Die Europäische Kommission wird mit den EU-Mitgliedstaaten und Marktteilnehmern zusammenarbeiten, um die Nachfrage nach zusätzlichen Mengen zwischen April und Oktober 2022 über eine neu eingerichtete EU-Energieplattform zu bündeln. Die Europäische Kommission wird auch langfristige Vertragsmechanismen unterstützen und mit den USA zusammenarbeiten, um entsprechende Vertragsabschlüsse zu fördern, die endgültige Investitionsentscheidungen sowohl für die LNG-Export- als auch für die Importinfrastruktur unterstützen.

Die Europäische Kommission wird mit den EU-Mitgliedstaaten zusammenarbeiten, um eine stabile Nachfrage nach zusätzlichem US-LNG bis mindestens 2030 in Höhe von ca. 50 Mrd. m³/Jahr zu gewährleisten, wobei die Preisformel für LNG-Lieferungen an die EU die langfristigen Marktgrundlagen und die Stabilität der Zusammenarbeit von Nachfrage- und Angebotsseite widerspiegeln sollte und dieses Wachstum mit unseren gemeinsamen Netto-Null-Zielen vereinbar sein muss. Insbesondere sollte die Preisformel den Henry Hub Natural Gas Spot Price und andere stabilisierende Faktoren berücksichtigen.

Die EU bereitet einen verbesserten Rechtsrahmen für die Energieversorgungssicherheit und -speicherung vor. Dies wird die Sicherheit und Vorhersehbarkeit der Versorgungssicherheit und des Speicherbedarfs erhöhen und eine engere Zusammenarbeit innerhalb der EU und ihrer benachbarten Partnerländer gewährleisten. Die Europäische Kommission hat eine Verordnung zur Energiespeicherung vorgeschlagen, die sicherstellen soll, dass die bestehende Speicherinfrastruktur bis zum 1. November eines jeden Jahres bis zu 90 % ihrer Kapazität gefüllt ist, wobei für das Jahr 2022 eine spezielle Einführungsphase vorgesehen ist. Die Europäische Kommission wird sich mit den Mitgliedstaaten abstimmen und für Transparenz in Bezug auf die verfügbare LNG-Kapazität der EU-Terminals sorgen.

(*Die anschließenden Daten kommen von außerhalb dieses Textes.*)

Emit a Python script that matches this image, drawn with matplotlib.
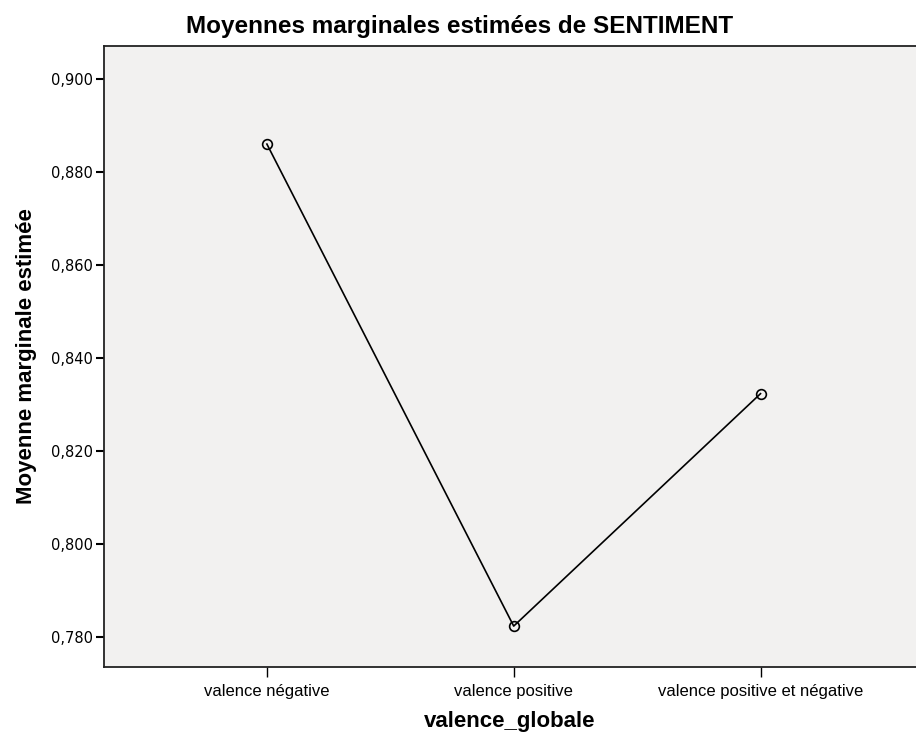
import matplotlib
matplotlib.use("Agg")
import matplotlib.pyplot as plt
from matplotlib.ticker import FuncFormatter

# data
categories = ["valence négative", "valence positive", "valence positive et négative"]
means = [0.886, 0.7823, 0.8323]
yticks = [0.78, 0.80, 0.82, 0.84, 0.86, 0.88, 0.90]

fig = plt.figure(figsize=(9.16, 7.34), dpi=100)
ax = fig.add_axes([104 / 916, 1 - 667 / 734, 1 - 104 / 916, (667 - 46) / 734])
ax.set_facecolor("#f2f1f0")

x = list(range(len(categories)))
ax.plot(x, means, color="black", linewidth=1.2, marker="o", markersize=7,
        markerfacecolor="none", markeredgecolor="black", markeredgewidth=1.2)

ax.set_xlim(-0.66, 2.63)
ax.set_ylim(0.7735, 0.9071)
ax.set_yticks(yticks)
ax.yaxis.set_major_formatter(FuncFormatter(lambda v, p: f"{v:.3f}".replace(".", ",")))
ax.set_xticks(x)
ax.set_xticklabels(categories, family="Liberation Sans", fontsize=12)

ax.tick_params(axis="y", direction="out", length=6, width=1.5, labelsize=10.5,
               colors="black", pad=2)
ax.tick_params(axis="x", direction="out", length=7, width=1.0, pad=5)

for side in ["left", "bottom", "top"]:
    ax.spines[side].set_linewidth(1.3)
    ax.spines[side].set_color("#222222")
ax.spines["right"].set_visible(False)

ax.set_ylabel("Moyenne marginale estimée", family="Liberation Sans", fontsize=16,
              fontweight="bold", labelpad=10)
ax.set_xlabel("valence_globale", family="Liberation Sans", fontsize=16,
              fontweight="bold", labelpad=9)
fig.text(460 / 916, 1 - 27 / 734, "Moyennes marginales estimées de SENTIMENT",
         family="Liberation Sans", fontsize=17.5, fontweight="bold",
         ha="center", va="center")

fig.savefig("out.png", dpi=100)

Die Vereinigten Staaten und die Europäische Kommission werden mit den wichtigsten Interessengruppen, einschließlich des Privatsektors, zusammenarbeiten, um unmittelbare Empfehlungen zu formulieren, die die Gesamtgasnachfrage durch eine beschleunigte Markteinführung und Nutzung sauberer Energietechnologien und -maßnahmen in Europa und den Vereinigten Staaten senken werden, wie z. B.:

Partnerschaften für Technologien und Energieeffizienzlösungen, wie z. B. die Ausweitung von Demand-Response-Geräten (z. B. intelligente Thermostate) und die Einführung und Installation von Wärmepumpen, die Ausweitung des Beschaffungswesens für saubere Energieanlagen, Investitionen in innovative Technologien und die Umstellung auf andere Brennstoffe als fossile Brennstoffe.

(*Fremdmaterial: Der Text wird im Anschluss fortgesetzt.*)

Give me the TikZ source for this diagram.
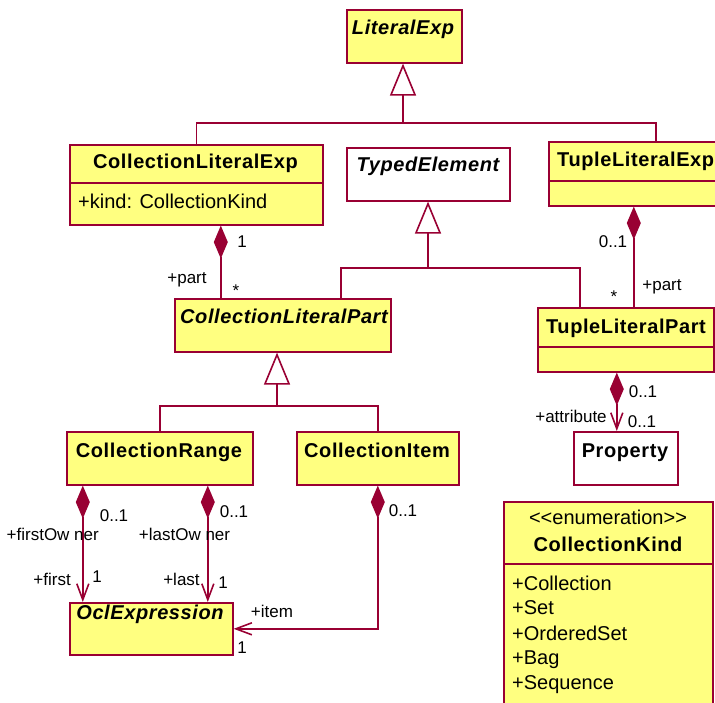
\documentclass[tikz,border=0pt]{standalone}
\usepackage{fontspec}
\setmainfont{Liberation Sans}
\newfontfamily\clsfont{Liberation Sans}[LetterSpace=3]
\usetikzlibrary{arrows.meta}
\definecolor{umlred}{RGB}{153,0,51}
\definecolor{umlfill}{RGB}{255,255,128}

\begin{document}
\begin{tikzpicture}[x=1pt, y=-1pt,
    cls/.style={draw=umlred, line width=1.6pt, fill=umlfill, inner sep=0, anchor=north west},
    plain/.style={cls, fill=white},
    title/.style={font=\clsfont\fontsize{20}{24}\selectfont\bfseries, anchor=base, inner sep=0},
    attr/.style={font=\fontsize{20}{24}\selectfont, anchor=base west, inner sep=0},
    lab/.style={font=\fontsize{17}{20}\selectfont, anchor=base, inner sep=0},
    edge/.style={draw=umlred, line width=1.6pt},
    gen/.style={edge, -{Triangle[open, length=32pt, width=26pt]}},
    comp/.style={edge, {Diamond[length=33pt, width=14pt]}-},
    compnav/.style={edge, {Diamond[length=33pt, width=14pt]}-{Straight Barb[length=16pt, width=12pt]}}]
            \useasboundingbox (0,0) rectangle (715,702);
            \clip (0,0) rectangle (715,702);

            % Define classes
            \node[cls, minimum width=115, minimum height=53] (lit) at (346,9) {};
            \node[cls, minimum width=253, minimum height=80] (cle) at (69,144) {};
            \node[plain, minimum width=163, minimum height=53] (typ) at (346,147) {};
            \node[cls, minimum width=214, minimum height=64] (tle) at (548,141) {};
            \node[cls, minimum width=216, minimum height=53] (clp) at (174,298) {};
            \node[cls, minimum width=176, minimum height=64] (tlp) at (537,307) {};
            \node[cls, minimum width=186, minimum height=53] (cr) at (66,431) {};
            \node[cls, minimum width=162, minimum height=53] (ci) at (296,431) {};
            \node[plain, minimum width=104, minimum height=53] (prop) at (573,431) {};
            \node[cls, minimum width=163, minimum height=52] (ocl) at (69,602) {};
            \node[cls, minimum width=209, minimum height=220] (kind) at (503,501) {};

            % Compartments
            \draw[edge] ([yshift=-39pt]cle.north west) -- ([yshift=-39pt]cle.north east);
            \draw[edge] ([yshift=-40pt]tle.north west) -- ([yshift=-40pt]tle.north east);
            \draw[edge] ([yshift=-40pt]tlp.north west) -- ([yshift=-40pt]tlp.north east);
            \draw[edge] ([yshift=-63pt]kind.north west) -- ([yshift=-63pt]kind.north east);

            % Class names and attributes
            \node[title] (lit-t) at (403,34.5) {\itshape LiteralExp};
            \node[title] (cle-t) at (195.5,168.5) {CollectionLiteralExp};
            \node[attr] (cle-a) at (78,208) {+kind: CollectionKind};
            \node[title] (typ-t) at (428,171) {\itshape TypedElement};
            \node[title, anchor=base west] (tle-t) at (557,166) {TupleLiteralExp};
            \node[title] (clp-t) at (284,323) {\itshape CollectionLiteralPart};
            \node[title] (tlp-t) at (626,333) {TupleLiteralPart};
            \node[title] (cr-t) at (159,457) {CollectionRange};
            \node[title] (ci-t) at (377,457) {CollectionItem};
            \node[title] (prop-t) at (625,457) {Property};
            \node[title] (ocl-t) at (150,619) {\itshape OclExpression};
            \node[attr, anchor=base] (kind-s) at (608,524) {<{}<enumeration>{}>};
            \node[title] (kind-t) at (608,551) {CollectionKind};
            \foreach \y/\t in {590/Collection, 614.5/Set, 640/OrderedSet, 664.5/Bag, 689/Sequence}
                \node[attr] (kind-\t) at (512,\y) {+\t};

            % Generalizations
            \coordinate (g1) at (403,123);
            \coordinate (g2) at (428,268);
            \coordinate (g3) at (277,406);
            \draw[gen] (g1) -- (g1 |- lit.south);
            \draw[edge] (cle.north) |- (g1) -| (tle.north);
            \draw[gen] (g2) -- (g2 |- typ.south);
            \draw[edge] ([xshift=58pt]clp.north) |- (g2) -| ([xshift=-46pt]tlp.north);
            \draw[gen] (g3) -- (g3 |- clp.south);
            \draw[edge] (cr.north) |- (g3) -| (ci.north);

            % Compositions
            \coordinate (p1) at ([xshift=24.5pt]cle.south);
            \coordinate (p2) at ([xshift=-22pt]tle.south);
            \coordinate (p3) at ([xshift=-9pt]tlp.south);
            \coordinate (p4) at ([xshift=-77pt]cr.south);
            \coordinate (p5) at ([xshift=48pt]cr.south);
            \draw[comp] (p1) -- (p1 |- clp.north);
            \draw[comp] (p2) -- (p2 |- tlp.north);
            \draw[compnav] (p3) -- (p3 |- prop.north);
            \draw[compnav] (p4) -- (p4 |- ocl.north);
            \draw[compnav] (p5) -- (p5 |- ocl.north);
            \draw[compnav] (ci.south) |- (ocl.east);

            % Role names and multiplicities
            \node[lab] (m1) at (242,247) {1};
            \node[lab] (r1) at (187,283) {+part};
            \node[lab] (m2) at (236,296) {*};
            \node[lab] (m3) at (613,247) {0..1};
            \node[lab] (m4) at (614,302) {*};
            \node[lab] (r2) at (662,290) {+part};
            \node[lab] (m5) at (643,397) {0..1};
            \node[lab] (r3) at (571,422) {+attribute};
            \node[lab] (m6) at (642,427) {0..1};
            \node[lab] (m7) at (114,521) {0..1};
            \node[lab, anchor=base east] (r4) at (99,540) {+firstOw ner};
            \node[lab, anchor=base east] (r5) at (71,585) {+first};
            \node[lab] (m8) at (97,582) {1};
            \node[lab] (m9) at (234,517) {0..1};
            \node[lab] (r6) at (184.5,540) {+lastOw ner};
            \node[lab] (r7) at (181.5,585) {+last};
            \node[lab] (m10) at (223,588) {1};
            \node[lab] (m11) at (403,516) {0..1};
            \node[lab] (r8) at (272,617) {+item};
            \node[lab] (m12) at (242,653) {1};
        \end{tikzpicture}
\end{document}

Beschleunigung der Planung und Genehmigung von Projekten im Bereich der erneuerbaren Energien und der strategischen Zusammenarbeit im Energiebereich, u. a. bei Offshore-Windtechnologien.

Entwicklung einer Strategie zur Beschleunigung der Entwicklung von Arbeitskräften, um die rasche Einführung sauberer Energietechnologien zu unterstützen, einschließlich eines Ausbaus der Solar- und Windenergie.

Zusammenarbeit zur Förderung der Produktion und Verwendung von sauberem und erneuerbarem Wasserstoff, um fossile Brennstoffe zu ersetzen und die Treibhausgasemissionen zu verringern, u. a. durch Investitionen in die Technologieentwicklung und die unterstützende Infrastruktur.

Die Europäische Kommission arbeitet daran, Maßnahmen voranzutreiben, die den Gasverbrauch durch die Maximierung der Erzeugung und Nutzung erneuerbarer Energien senken, u. a. durch die Reduzierung der Kürzungsraten.

Die Vereinigten Staaten und die Europäische Kommission sind entschlossen, ein ehrgeiziges, emissionsbasiertes globales Abkommen über den Handel mit Stahl und Aluminium auszuhandeln und dann umzusetzen, das Anreize für die Dekarbonisierung der Industrie bietet und die Energienachfrage senkt.